— START OF Data block —
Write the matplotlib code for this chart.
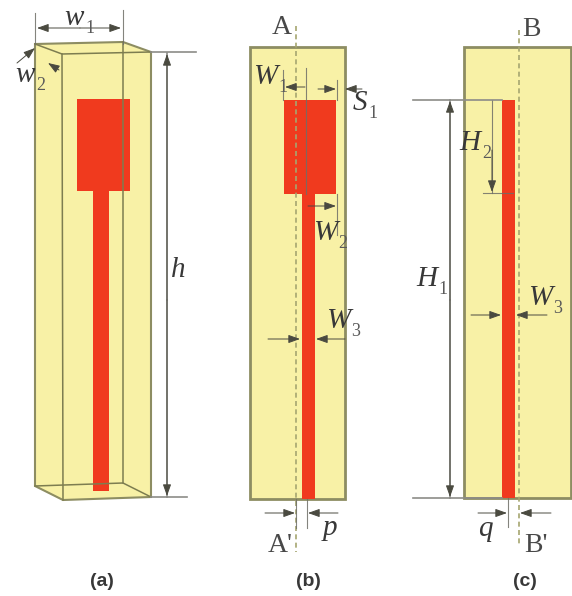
import matplotlib
matplotlib.use("Agg")
import matplotlib.pyplot as plt
from matplotlib.patches import Polygon, Rectangle

# panel (a) outline, picture pixels
box_outer = [(35, 44), (123, 42), (151, 52), (151, 497), (63, 500), (35, 486)]
box_edges = [
    [(35, 44), (62, 54), (151, 52)],
    [(62, 54), (63, 500)],
    [(123, 42), (123, 483)],
    [(35, 486), (123, 483), (151, 497)],
]
patches_red = [(77, 99, 53, 92), (93, 191, 16, 300)]

# panels (b), (c)
boards = [(250, 47, 95, 452), (464, 47, 107, 451)]
strips_red = [(284, 100, 52, 94), (302, 194, 13, 305), (502, 100, 13, 398)]
center_lines = [(296, 26, 552), (519, 30, 546)]

# thin extension lines x0, y0, x1, y1
thin_lines = [
    (35, 13, 35, 44), (123, 10, 123, 44),
    (283, 70, 283, 100), (306, 68, 306, 194), (337, 80, 337, 100),
    (337, 194, 337, 235),
    (307, 499, 307, 528), (296, 499, 296, 528),
    (483, 193, 513, 193), (492, 100, 492, 193),
    (508, 498, 508, 527),
]
wide_lines = [
    (151, 52, 196, 52), (151, 497, 187, 497), (167, 53, 167, 497),
    (413, 100, 502, 100), (413, 498, 502, 498), (450, 100, 450, 498),
]
# arrows: tail, head
dim_arrows = [
    ((80, 28), (37, 28)), ((80, 28), (121, 28)),
    ((167, 300), (167, 54)), ((167, 300), (167, 496)),
    ((305, 87), (285, 87)), ((318, 89), (336, 89)), ((362, 89), (345, 89)),
    ((308, 206), (336, 206)),
    ((268, 339), (300, 339)), ((345, 339), (316, 339)),
    ((265, 513), (295, 513)), ((338, 513), (308, 513)),
    ((450, 300), (450, 101)), ((450, 300), (450, 497)),
    ((492, 150), (492, 192)),
    ((471, 315), (501, 315)), ((547, 315), (516, 315)),
    ((478, 513), (507, 513)), ((551, 513), (520, 513)),
    ((17, 63), (35, 48)), ((59, 70), (48, 63)),
]

# text: x, y, main, sub
labels_italic = [
    (74, 18, "w", "1"), (25, 75, "w", "2"), (178, 270, "h", ""),
    (265, 77, "W", "1"), (360, 103, "S", "1"), (325, 233, "W", "2"), (338, 321, "W", "3"),
    (330, 528, "p", ""), (470, 143, "H", "2"), (427, 279, "H", "1"), (540, 298, "W", "3"),
    (485, 529, "q", ""),
]
labels_plain = [(282, 28, "A"), (280, 546, "A'"), (531, 30, "B"), (536, 546, "B'")]
panel_names = ["(a)", "(b)", "(c)"]
panel_x = [102, 308, 525]

fig = plt.figure(figsize=(5.72, 5.96), dpi=100)
ax = fig.add_axes([0, 0, 1, 1])
ax.set_xlim(0, 572)
ax.set_ylim(596, 0)
ax.axis("off")

fill = "#f8f1a6"
edge = "#8d8d62"
red = "#f03a1e"
gray = "#6f6f68"

ax.add_patch(Polygon(box_outer, closed=True, fc=fill, ec=edge, lw=1.5, zorder=1))
for pts in box_edges:
    ax.plot([p[0] for p in pts], [p[1] for p in pts], color="#7d7d50", lw=1.1, zorder=3)
for r in patches_red:
    ax.add_patch(Rectangle((r[0], r[1]), r[2], r[3], fc=red, ec="none", zorder=2))

for b in boards:
    ax.add_patch(Rectangle((b[0], b[1]), b[2], b[3], fc=fill, ec=edge, lw=2, zorder=1))
for r in strips_red:
    ax.add_patch(Rectangle((r[0], r[1]), r[2], r[3], fc=red, ec="none", zorder=2))
for c in center_lines:
    ax.plot([c[0], c[0]], [c[1], c[2]], color="#a6a670", lw=1.2, ls=(0, (3, 2)), zorder=3)

for x0, y0, x1, y1 in thin_lines:
    ax.plot([x0, x1], [y0, y1], color=gray, lw=0.8, alpha=0.85, zorder=3)
for x0, y0, x1, y1 in wide_lines:
    ax.plot([x0, x1], [y0, y1], color="#8c8c88", lw=1.2, zorder=3)

for tail, head in dim_arrows:
    ax.annotate("", xy=head, xytext=tail, zorder=4,
                arrowprops=dict(arrowstyle="-|>,head_length=0.7,head_width=0.25", color="#4a4a40",
                                lw=0.7, shrinkA=0, shrinkB=0))

for x, y, main, sub in labels_italic:
    t = ax.text(x, y, main, family="Liberation Serif", style="italic", fontsize=21,
                color="#383838", ha="center", va="center", zorder=5)
    if sub:
        ax.annotate(sub, xy=(1, 0), xycoords=t, xytext=(1, -4), textcoords="offset points",
                    family="Liberation Serif", fontsize=13, color="#5a5a5a", va="bottom", zorder=5)

for x, y, s in labels_plain:
    ax.text(x, y, s, family="Liberation Serif", fontsize=20, color="#484848",
            ha="center", va="center", zorder=5)

for x, s in zip(panel_x, panel_names):
    ax.text(x, 581, s, family="Liberation Sans", weight="bold", fontsize=14, color="#383838",
            ha="center", va="center")

fig.savefig("out.png", dpi=100)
— END OF Data block —
What is required:
State how many lines of the listing include "matplotlib", and nothing more.

Result of this exercise:
5